Art contemporain

"Y'a beaucoup de choses qui m'ont été inspirées sur... dans des biennales d'art contemporain, parce que c'est là où je puise ma principale source d'inspiration. Je trouve que justement l'artiste contemporain, l'art contemporain est une des rares choses où tout peut exister (...) C'est extrêmement osé. Je trouve que dans l'art contemporain, on ose plus que dans le rock aujourd'hui." 
Nicolas Sirchis à Pompidou Metz, Le Républicain Lorrain2013

Si vous êtes un lecteur du présent blog, vous aurez remarqué que le gros du travail du Nicolas sur ses différents projets musicaux a toujours tourné autour de l'image et du visuel.
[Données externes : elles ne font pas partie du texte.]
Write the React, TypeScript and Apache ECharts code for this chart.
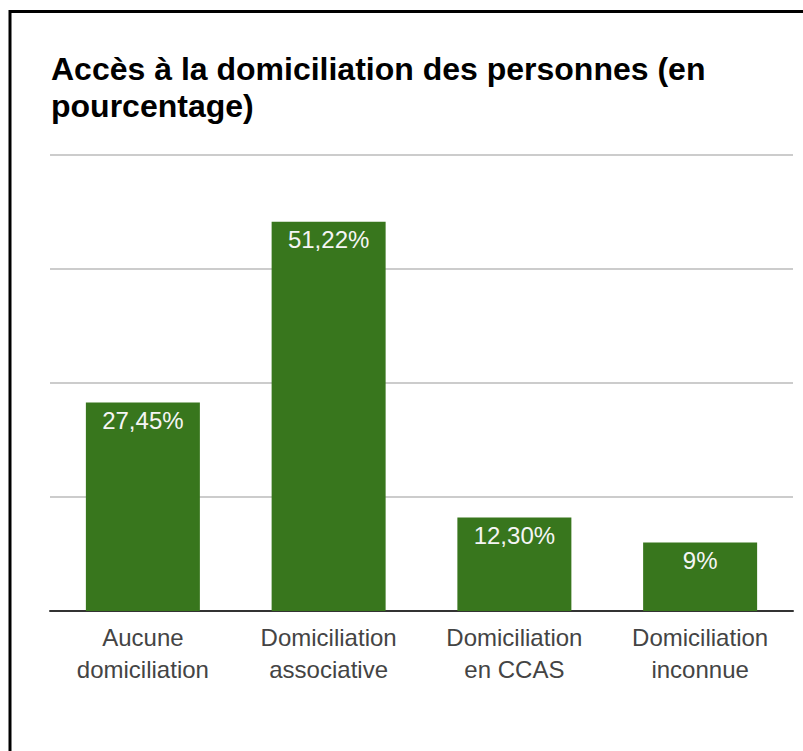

Et très souvent sans aucun lien avec la musique que cela serait censé soutenir.
"Je voulais être photographe, journaliste, écrivain... Chanteur, non." 
Nicolas Sirchis in Kissing my songs, Agnès Michaux, Flammarion, 2011

Dans une des plus vieilles archives papier sur les goûts non musicaux des membres d'Indochine, Nicolas y est déjà présenté comme "un amoureux de l'image". Alors que Stéphane est un fan de bandes dessinées, lui "son jardin secret c'est la photo".

Une description du Leicaflex SL-2, pour ceux qui aiment la photo
"Troquant, dès qu'il en a la possibilité son micro contre un Canon automatique ou un Hasselblad, le grand plaisir de Nicolas est de s'enfermer dans une chambre noire accompagné d'une jeune fille aux traits délicats... Eh oui, il n'aime qu'une chose: réaliser des portraits noir et blanc de sujets féminins !"
José Bosquet, Passions Indochinoises, Salut! n°209, 1983 

"J'attarde beaucoup à l'image (sic), parce que, bon, j'ai toujours été, moi... intéressé par la peinture. Dès 16 ans, j'allais dans tous les musées... par la peinture, par les... la culture, en tout cas, tout ça. Ça m'a toujours intéressé." 
Nicolas Sirchis à Pompidou Metz, Le Républicain Lorrain, 2013

Nicolas faisait notamment de la photo à l'époque des jeunes gens modernes :

Photo prise par Nicolas, pour Moderne (1982)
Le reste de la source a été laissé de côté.